Do we write in order to heal? Is literature a form of therapy? – asked Ion Vianu, writer and psychiatrist, at the third meeting of the FILIT evenings, the special guest of which was the Nobel Prize laureate Herta Müller. “The Hungarian novelist György Dragomán told me that when he was 13 or 14 he was depressed and he decided to kill himself. He told his father it would be better if he died, and then his father gave him a book by Herta Müller and encouraged him to read it. «If afterwards you still want to kill yourself, then go ahead and do it». And Gyorgy Dragoman read it and changed his mind,” was the answer given by Ernest Wichner, a German writer and translator, the moderator of the evening.
Many things are therapy, a flower, a garden, anything that is beautiful can be therapy, added Herta Müller. “But in art, if something is beautiful, it is also painful. There isn’t just one side to it, it’s not just something that gives you joy. This pain is necessary, poetry does not end with its last word. It hurts, but it also helps me. It’s the same with writing. I’ve always believed that the sum of the two is zero: it hurts me as mush as it helps me. This equation must exist, otherwise I don’t like the text,” explained the German writer.
In these circumstances, writing is a risk, but not writing is also a risk, as Herta Müller also found out, because she has often wondered what would have been best: to write or not to write? “Maybe it would have been better if I didn’t write. If I hadn’t started books and gone in this direction, I would have had a different life, with different friends. I would have worked somewhere, as a seamstress or in a stockings factory. I would have worked every day, I would have been tired, I would have seen what was going on around me and I would have found another way to express myself. I would have woven all this sensibility into a pair of stockings,” the writer said, musing about her alternative destiny. “But it wouldn’t have been visible in that pair of stockings…” Therefore, she concluded, it’s better that she works with words.
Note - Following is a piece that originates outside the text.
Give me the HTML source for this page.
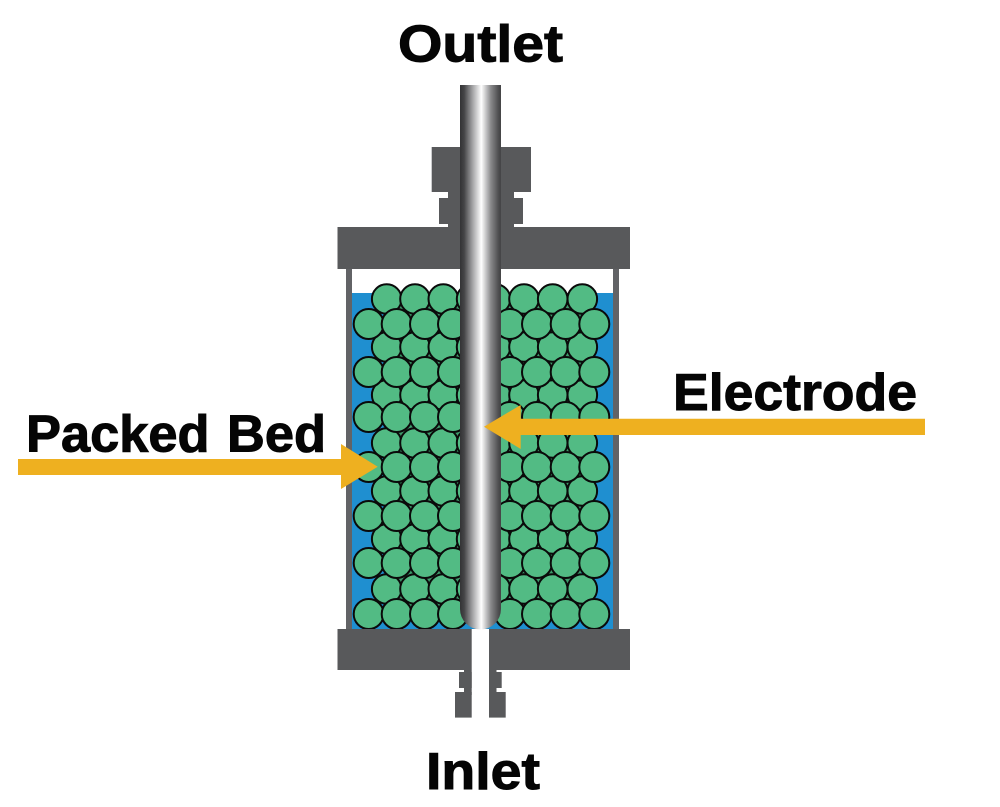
<!DOCTYPE html>
<html>
<head>
<meta charset="utf-8">
<style>
html,body{margin:0;padding:0;background:#fff;}
svg{display:block;}
text{font-family:"Liberation Sans",sans-serif;font-weight:bold;font-size:52px;fill:#050505;stroke:#050505;stroke-width:1;}
</style>
</head>
<body>
<svg width="1000" height="807" viewBox="0 0 1000 807" xmlns="http://www.w3.org/2000/svg">
<defs>
<linearGradient id="rod" x1="0" x2="1" y1="0" y2="0">
<stop offset="0" stop-color="#333335"/>
<stop offset="0.1" stop-color="#444446"/>
<stop offset="0.3" stop-color="#a0a0a2"/>
<stop offset="0.52" stop-color="#ffffff"/>
<stop offset="0.75" stop-color="#8a8a8c"/>
<stop offset="0.95" stop-color="#4a4a4c"/>
<stop offset="1" stop-color="#444446"/>
</linearGradient>
<g id="a" fill="#52bb84" stroke="#0a0a0a" stroke-width="2">
<circle cx="386.7" cy="0" r="14.8"/><circle cx="415" cy="0" r="14.8"/><circle cx="443.3" cy="0" r="14.8"/><circle cx="471.6" cy="0" r="14.8"/><circle cx="495.5" cy="0" r="14.8"/><circle cx="524" cy="0" r="14.8"/><circle cx="552.7" cy="0" r="14.8"/><circle cx="582.3" cy="0" r="14.8"/>
</g>
<g id="b" fill="#52bb84" stroke="#0a0a0a" stroke-width="2">
<circle cx="368.7" cy="0" r="15"/><circle cx="396.7" cy="0" r="15"/><circle cx="425" cy="0" r="15"/><circle cx="453" cy="0" r="15"/><circle cx="510" cy="0" r="15"/><circle cx="537" cy="0" r="15"/><circle cx="565.7" cy="0" r="15"/><circle cx="594.3" cy="0" r="15"/>
</g>
</defs>

<rect x="352" y="293" width="261" height="336" fill="#1f8fd0"/>
<rect x="346" y="268" width="6" height="361" fill="#626366"/>
<rect x="613" y="268" width="6" height="361" fill="#626366"/>
<rect x="385" y="300" width="196" height="314" fill="#3f9a6c"/>

<use href="#a" y="299"/><use href="#a" y="347"/><use href="#a" y="395"/><use href="#a" y="443"/><use href="#a" y="491"/><use href="#a" y="539"/><use href="#a" y="589"/>
<use href="#b" y="324"/><use href="#b" y="372"/><use href="#b" y="417"/><use href="#b" y="467"/><use href="#b" y="516"/><use href="#b" y="563"/><use href="#b" y="614"/>

<g fill="#58595b">
<rect x="431.7" y="147" width="99.3" height="45"/>
<rect x="448" y="190" width="66" height="40"/>
<rect x="439" y="198" width="84" height="26"/>
<rect x="337.5" y="227" width="292.5" height="42"/>
<rect x="337.5" y="629" width="134.2" height="41"/>
<rect x="489" y="629" width="141" height="41"/>
<rect x="464" y="670" width="7.7" height="25"/>
<rect x="459" y="672" width="12.7" height="16"/>
<rect x="455" y="692" width="16.7" height="25.6"/>
<rect x="489" y="670" width="7.5" height="25"/>
<rect x="489" y="672" width="12.7" height="16"/>
<rect x="489" y="692" width="16.7" height="25.6"/>
</g>

<path d="M460 85H501V609A20.5 20.5 0 0 1 460 609Z" fill="url(#rod)"/>

<polygon points="925,418.7 520.7,418.7 520.7,405 484,426.7 520.7,449 520.7,435 925,435" fill="#eeb020"/>
<polygon points="18,459 341,459 341,444 377.7,466.7 341,489 341,475 18,475" fill="#eeb020"/>

<text x="398" y="61.5" textLength="165" lengthAdjust="spacingAndGlyphs">Outlet</text>
<text x="426" y="789" textLength="114" lengthAdjust="spacingAndGlyphs">Inlet</text>
<text x="673" y="410" textLength="244" lengthAdjust="spacingAndGlyphs">Electrode</text>
<text x="26" y="451.7" textLength="300" lengthAdjust="spacingAndGlyphs" style="word-spacing:3px">Packed Bed</text>
</svg>
</body>
</html>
Anyway, all things are both sad and funny – this has always been Herta Müller’s belief. This is what her childhood was like. Sad because of her mother, who, returning home after five years in a labour camp for deportees, was sad for the rest of her life. But her childhood was also amusing, because, when retold on the stage of the National Theatre, it made the audience laugh. “I’ve always believed that my mother was old, although she was only 28. To me, at the age of five, it seemed I myself was very old, that I had already lived through so much, done everything. I was thinking what the heck I’m going to do until I’m 28.” But this feeling, which now seems amusing, came from the fact that her mother had “a very sad interior and exterior countenance”. She would eat in a rush and she had an obsession for potatoes, a luxury food in the labour camp. “I had to learn to peel the potatoes very thinly, and if I couldn’t do it, my mother would be very angry and hit me. It got to the point where I was afraid to eat together with her,” remembered Herta Müller. Her mother, like most of those who had returned from the labour camp, was never rid of the fear of starvation. She would eat with sadness, but also with joy. “These are such mixed up things, that you don’t know what is the percentage of each of these feelings,” added the writer.
“It’s impossible to be dry when it hurts”
Herta Müller told the audience that when she left her native country, she was so broken down, that all she could think about was what she had experienced in Romania. This is why, she says, she couldn’t have written about anything else. “Especially in the first years, when I knew that the Ceaușescu regime was still in power and that dozens of people I knew and loved had not managed to escape, I couldn’t write about anything else. It was that – or not writing at all.” However, the writer added, there’s nothing wrong in finding inspiration in your own experience, especially when it’s so powerful that it does lot leave you undamaged. “Half of the world’s libraries are filled with books written by people who did not choose their topics, it was the topics that chose them.” Among these are the writers who have lived through the two World Wars, through the Gulag or the Holocaust.
Ion Vianu wished to stress he appreciates the extraordinary extent of the feelings Herta Müller conveys in her books. “She has a very acid side, very ironic, a serious and amusing side, but also a colourful one. She is a metaphor factory, my favourite writer.”
“It is impossible to be dry when you are in pain,” replied the Nobel laureate. “I want to oppose this pain through something that gives me joy. I don’t want to give in to pain. And I wouldn’t like the process if I didn’t have the possibility to see images. Through accurate observation, on the one hand you put yourself at the disposal of a reality, but you also evade it. I cannot explain this.” One way to evade was to set herself tasks, to observe things in the street – moles, for instance. “I’ve counted moles for hours, especially in summer. Or wooden walking sticks, an item that is no longer present in Germany, and is on its way to extinction in the rest of the world as well. This beautiful, cultural object is disappearing, unfortunately. Or pregnant women – I’ve always found something to count,” Herta Müller said, disclosing thus one of her “formulas”.
Also, in the times of the communist regime, jokes were such an evasion, an escape. They were, obviously, “both sad and funny”. “When you are depressed, jokes are good therapy. This activity gave me and my friends the joy to live. Is known that the best jokes have always been made in the worst of times.” And I don’t need a handkerchief, because I’m determined not to cry, as Herta Müller wrote in her latest book translated into Romanian.